== Raw data

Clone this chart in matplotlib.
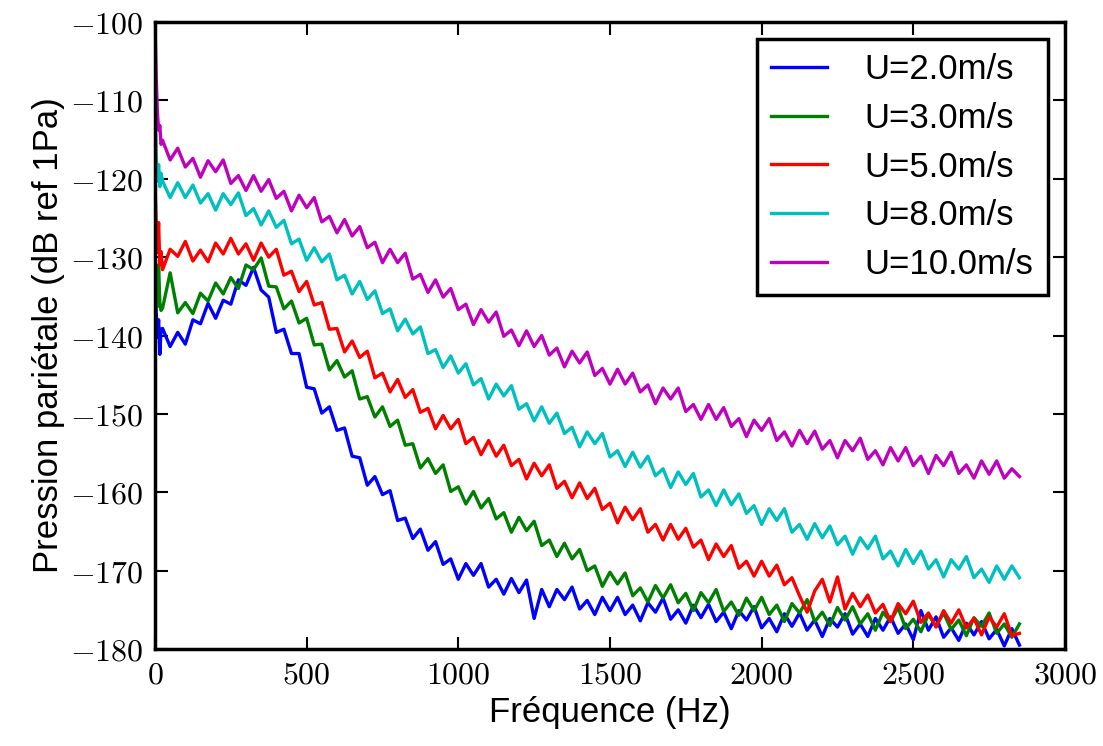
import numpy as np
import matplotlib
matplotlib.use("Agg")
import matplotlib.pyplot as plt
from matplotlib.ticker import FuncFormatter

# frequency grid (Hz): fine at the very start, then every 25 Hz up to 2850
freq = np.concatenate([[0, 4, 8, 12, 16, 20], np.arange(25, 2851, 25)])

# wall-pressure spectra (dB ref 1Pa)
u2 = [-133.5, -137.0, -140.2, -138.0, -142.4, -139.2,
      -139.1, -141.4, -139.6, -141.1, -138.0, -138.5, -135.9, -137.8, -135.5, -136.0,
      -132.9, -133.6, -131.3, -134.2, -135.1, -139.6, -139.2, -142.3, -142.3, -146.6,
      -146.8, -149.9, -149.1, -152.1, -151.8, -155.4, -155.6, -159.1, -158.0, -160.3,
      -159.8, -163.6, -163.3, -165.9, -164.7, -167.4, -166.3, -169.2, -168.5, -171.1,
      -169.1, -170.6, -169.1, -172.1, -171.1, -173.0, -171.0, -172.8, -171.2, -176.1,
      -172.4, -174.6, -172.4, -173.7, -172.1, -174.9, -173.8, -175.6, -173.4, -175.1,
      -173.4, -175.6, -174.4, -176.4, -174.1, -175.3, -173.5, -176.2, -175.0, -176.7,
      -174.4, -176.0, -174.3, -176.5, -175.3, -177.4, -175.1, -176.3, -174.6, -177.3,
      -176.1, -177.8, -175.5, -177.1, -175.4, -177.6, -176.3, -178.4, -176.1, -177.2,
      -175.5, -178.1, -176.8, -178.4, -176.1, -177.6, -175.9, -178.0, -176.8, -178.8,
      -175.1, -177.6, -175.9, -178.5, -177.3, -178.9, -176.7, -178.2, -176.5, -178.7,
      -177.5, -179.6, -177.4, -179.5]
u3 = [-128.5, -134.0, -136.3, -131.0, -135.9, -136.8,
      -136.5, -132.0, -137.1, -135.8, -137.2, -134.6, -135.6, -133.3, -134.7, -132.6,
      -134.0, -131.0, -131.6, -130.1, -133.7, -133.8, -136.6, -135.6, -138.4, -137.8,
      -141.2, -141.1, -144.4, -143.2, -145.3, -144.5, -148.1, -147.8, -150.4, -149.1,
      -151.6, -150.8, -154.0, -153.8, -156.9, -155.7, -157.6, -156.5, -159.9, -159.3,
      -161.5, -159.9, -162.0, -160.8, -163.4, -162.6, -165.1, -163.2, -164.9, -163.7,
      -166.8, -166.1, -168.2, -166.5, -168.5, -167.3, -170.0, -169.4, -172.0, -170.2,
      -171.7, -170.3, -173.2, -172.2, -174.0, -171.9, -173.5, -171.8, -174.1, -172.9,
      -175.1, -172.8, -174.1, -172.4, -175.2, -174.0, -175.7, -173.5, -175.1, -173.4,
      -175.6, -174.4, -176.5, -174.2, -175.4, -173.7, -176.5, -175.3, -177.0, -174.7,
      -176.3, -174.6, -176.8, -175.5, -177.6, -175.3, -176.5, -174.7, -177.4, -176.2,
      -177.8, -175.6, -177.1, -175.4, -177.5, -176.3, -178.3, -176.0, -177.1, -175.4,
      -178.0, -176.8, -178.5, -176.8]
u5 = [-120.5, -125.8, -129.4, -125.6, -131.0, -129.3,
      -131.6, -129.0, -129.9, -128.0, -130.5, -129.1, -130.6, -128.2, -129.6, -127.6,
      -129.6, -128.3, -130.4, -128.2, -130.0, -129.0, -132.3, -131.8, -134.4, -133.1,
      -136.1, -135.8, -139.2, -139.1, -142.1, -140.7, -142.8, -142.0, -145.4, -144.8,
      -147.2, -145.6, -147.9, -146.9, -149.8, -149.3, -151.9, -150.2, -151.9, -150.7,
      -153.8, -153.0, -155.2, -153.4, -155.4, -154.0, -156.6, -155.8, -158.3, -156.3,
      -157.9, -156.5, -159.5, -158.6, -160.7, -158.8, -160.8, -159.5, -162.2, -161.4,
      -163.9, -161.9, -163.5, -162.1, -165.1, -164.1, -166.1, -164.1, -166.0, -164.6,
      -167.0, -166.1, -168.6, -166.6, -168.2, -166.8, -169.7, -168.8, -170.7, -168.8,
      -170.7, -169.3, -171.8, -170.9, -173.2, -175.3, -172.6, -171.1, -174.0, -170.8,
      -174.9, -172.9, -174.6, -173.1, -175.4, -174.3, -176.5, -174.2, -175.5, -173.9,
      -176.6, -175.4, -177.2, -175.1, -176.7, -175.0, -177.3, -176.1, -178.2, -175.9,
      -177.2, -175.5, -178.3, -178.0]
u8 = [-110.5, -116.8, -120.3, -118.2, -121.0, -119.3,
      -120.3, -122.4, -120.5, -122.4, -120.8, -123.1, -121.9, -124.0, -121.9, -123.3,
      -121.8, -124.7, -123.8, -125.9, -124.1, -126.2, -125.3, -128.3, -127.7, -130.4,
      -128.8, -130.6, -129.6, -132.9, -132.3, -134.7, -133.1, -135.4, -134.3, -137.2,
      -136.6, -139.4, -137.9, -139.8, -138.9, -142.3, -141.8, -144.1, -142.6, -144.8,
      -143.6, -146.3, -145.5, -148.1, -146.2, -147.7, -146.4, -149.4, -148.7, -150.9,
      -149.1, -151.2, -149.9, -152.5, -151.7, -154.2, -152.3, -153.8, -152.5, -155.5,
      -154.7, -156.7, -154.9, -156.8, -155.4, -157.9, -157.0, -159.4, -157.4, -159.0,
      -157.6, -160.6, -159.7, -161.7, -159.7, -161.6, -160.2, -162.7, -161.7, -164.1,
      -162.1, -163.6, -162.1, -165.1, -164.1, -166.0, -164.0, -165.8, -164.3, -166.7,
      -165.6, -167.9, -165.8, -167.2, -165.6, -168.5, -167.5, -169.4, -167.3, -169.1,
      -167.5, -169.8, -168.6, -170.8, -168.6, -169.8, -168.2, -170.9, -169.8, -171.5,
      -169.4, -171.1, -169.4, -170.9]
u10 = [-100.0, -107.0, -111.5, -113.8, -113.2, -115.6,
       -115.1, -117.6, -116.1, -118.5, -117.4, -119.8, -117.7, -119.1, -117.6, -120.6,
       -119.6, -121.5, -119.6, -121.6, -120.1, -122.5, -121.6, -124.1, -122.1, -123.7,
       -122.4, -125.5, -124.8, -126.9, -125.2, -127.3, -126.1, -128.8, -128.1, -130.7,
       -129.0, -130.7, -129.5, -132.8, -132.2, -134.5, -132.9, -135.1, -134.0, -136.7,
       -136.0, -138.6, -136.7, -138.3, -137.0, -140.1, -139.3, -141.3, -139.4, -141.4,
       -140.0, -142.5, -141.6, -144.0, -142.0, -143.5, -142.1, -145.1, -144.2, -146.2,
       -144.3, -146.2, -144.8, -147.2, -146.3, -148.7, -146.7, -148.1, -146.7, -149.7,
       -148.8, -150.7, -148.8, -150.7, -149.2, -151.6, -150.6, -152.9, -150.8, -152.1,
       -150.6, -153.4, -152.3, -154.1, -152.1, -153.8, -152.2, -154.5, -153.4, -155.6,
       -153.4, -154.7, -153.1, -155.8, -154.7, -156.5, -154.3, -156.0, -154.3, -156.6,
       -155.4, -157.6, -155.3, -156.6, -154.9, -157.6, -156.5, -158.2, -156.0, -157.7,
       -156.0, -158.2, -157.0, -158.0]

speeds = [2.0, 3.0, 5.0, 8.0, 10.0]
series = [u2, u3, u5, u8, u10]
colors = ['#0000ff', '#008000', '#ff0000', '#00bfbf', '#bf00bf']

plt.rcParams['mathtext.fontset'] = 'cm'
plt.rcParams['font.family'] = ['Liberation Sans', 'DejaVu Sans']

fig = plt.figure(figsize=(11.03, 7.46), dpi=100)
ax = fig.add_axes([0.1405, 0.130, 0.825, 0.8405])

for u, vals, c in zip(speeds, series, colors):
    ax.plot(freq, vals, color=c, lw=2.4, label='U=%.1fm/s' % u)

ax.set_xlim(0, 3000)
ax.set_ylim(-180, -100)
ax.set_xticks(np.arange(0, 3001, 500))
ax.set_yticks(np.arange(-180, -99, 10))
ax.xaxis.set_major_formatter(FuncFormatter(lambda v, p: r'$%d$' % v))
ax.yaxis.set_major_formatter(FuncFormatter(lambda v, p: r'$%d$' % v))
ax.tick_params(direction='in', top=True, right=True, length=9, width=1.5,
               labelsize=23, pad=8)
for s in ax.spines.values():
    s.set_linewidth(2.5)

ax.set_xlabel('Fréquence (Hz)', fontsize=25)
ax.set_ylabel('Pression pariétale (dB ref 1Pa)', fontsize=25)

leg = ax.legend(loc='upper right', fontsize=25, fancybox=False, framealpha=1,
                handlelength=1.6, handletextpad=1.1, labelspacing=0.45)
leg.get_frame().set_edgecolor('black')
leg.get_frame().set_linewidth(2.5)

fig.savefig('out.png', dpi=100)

====

With the pictures left out, restate word for word every line of the data above, from the first down to the line that contains "np.arange(25, 2851, 25)])".

Clone this chart in matplotlib.
import numpy as np
import matplotlib
matplotlib.use("Agg")
import matplotlib.pyplot as plt
from matplotlib.ticker import FuncFormatter

# frequency grid (Hz): fine at the very start, then every 25 Hz up to 2850
freq = np.concatenate([[0, 4, 8, 12, 16, 20], np.arange(25, 2851, 25)])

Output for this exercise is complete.